- **Written task**: Starting at the top of the listing, extract every line up to and including the one with "ax = fig.add_axes([0.14, 0.204, 0.86, 0.7665])". Pictures stay out of the copy.

- **Data block**:
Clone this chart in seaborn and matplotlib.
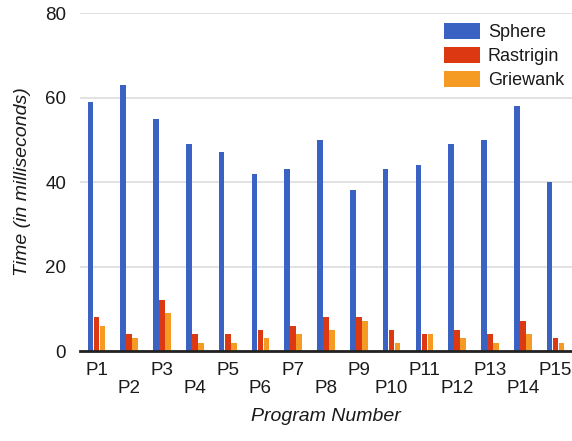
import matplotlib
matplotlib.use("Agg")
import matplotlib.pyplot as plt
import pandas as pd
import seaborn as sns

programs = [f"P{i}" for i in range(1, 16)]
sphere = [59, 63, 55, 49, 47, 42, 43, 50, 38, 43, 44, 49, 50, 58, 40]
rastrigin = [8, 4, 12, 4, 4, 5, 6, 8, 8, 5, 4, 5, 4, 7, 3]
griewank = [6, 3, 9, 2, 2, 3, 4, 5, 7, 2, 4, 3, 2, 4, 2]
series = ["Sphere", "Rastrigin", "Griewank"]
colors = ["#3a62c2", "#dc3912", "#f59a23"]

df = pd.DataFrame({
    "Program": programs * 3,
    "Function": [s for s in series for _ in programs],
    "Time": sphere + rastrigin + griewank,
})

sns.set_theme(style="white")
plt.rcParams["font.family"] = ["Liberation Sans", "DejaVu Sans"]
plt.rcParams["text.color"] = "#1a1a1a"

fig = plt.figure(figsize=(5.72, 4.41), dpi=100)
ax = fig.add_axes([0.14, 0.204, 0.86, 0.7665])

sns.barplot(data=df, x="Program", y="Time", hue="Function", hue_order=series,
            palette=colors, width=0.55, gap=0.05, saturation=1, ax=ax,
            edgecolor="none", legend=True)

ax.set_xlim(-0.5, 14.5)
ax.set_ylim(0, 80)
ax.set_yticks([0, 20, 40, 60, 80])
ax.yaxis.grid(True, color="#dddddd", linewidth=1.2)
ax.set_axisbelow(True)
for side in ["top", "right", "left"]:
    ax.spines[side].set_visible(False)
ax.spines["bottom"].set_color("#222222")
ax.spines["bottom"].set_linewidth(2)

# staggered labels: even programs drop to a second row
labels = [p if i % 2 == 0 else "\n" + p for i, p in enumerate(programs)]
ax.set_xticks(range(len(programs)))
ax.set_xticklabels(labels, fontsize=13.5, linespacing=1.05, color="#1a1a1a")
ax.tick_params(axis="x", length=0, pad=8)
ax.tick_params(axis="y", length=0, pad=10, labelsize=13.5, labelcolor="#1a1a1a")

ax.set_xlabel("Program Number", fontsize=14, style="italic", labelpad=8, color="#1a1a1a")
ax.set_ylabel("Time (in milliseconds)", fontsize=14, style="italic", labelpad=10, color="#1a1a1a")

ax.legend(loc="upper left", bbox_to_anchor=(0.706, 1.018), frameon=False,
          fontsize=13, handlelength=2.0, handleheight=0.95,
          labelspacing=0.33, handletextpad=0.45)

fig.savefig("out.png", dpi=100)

- **Correct response**:
Clone this chart in seaborn and matplotlib.
import matplotlib
matplotlib.use("Agg")
import matplotlib.pyplot as plt
import pandas as pd
import seaborn as sns

programs = [f"P{i}" for i in range(1, 16)]
sphere = [59, 63, 55, 49, 47, 42, 43, 50, 38, 43, 44, 49, 50, 58, 40]
rastrigin = [8, 4, 12, 4, 4, 5, 6, 8, 8, 5, 4, 5, 4, 7, 3]
griewank = [6, 3, 9, 2, 2, 3, 4, 5, 7, 2, 4, 3, 2, 4, 2]
series = ["Sphere", "Rastrigin", "Griewank"]
colors = ["#3a62c2", "#dc3912", "#f59a23"]

df = pd.DataFrame({
    "Program": programs * 3,
    "Function": [s for s in series for _ in programs],
    "Time": sphere + rastrigin + griewank,
})

sns.set_theme(style="white")
plt.rcParams["font.family"] = ["Liberation Sans", "DejaVu Sans"]
plt.rcParams["text.color"] = "#1a1a1a"

fig = plt.figure(figsize=(5.72, 4.41), dpi=100)
ax = fig.add_axes([0.14, 0.204, 0.86, 0.7665])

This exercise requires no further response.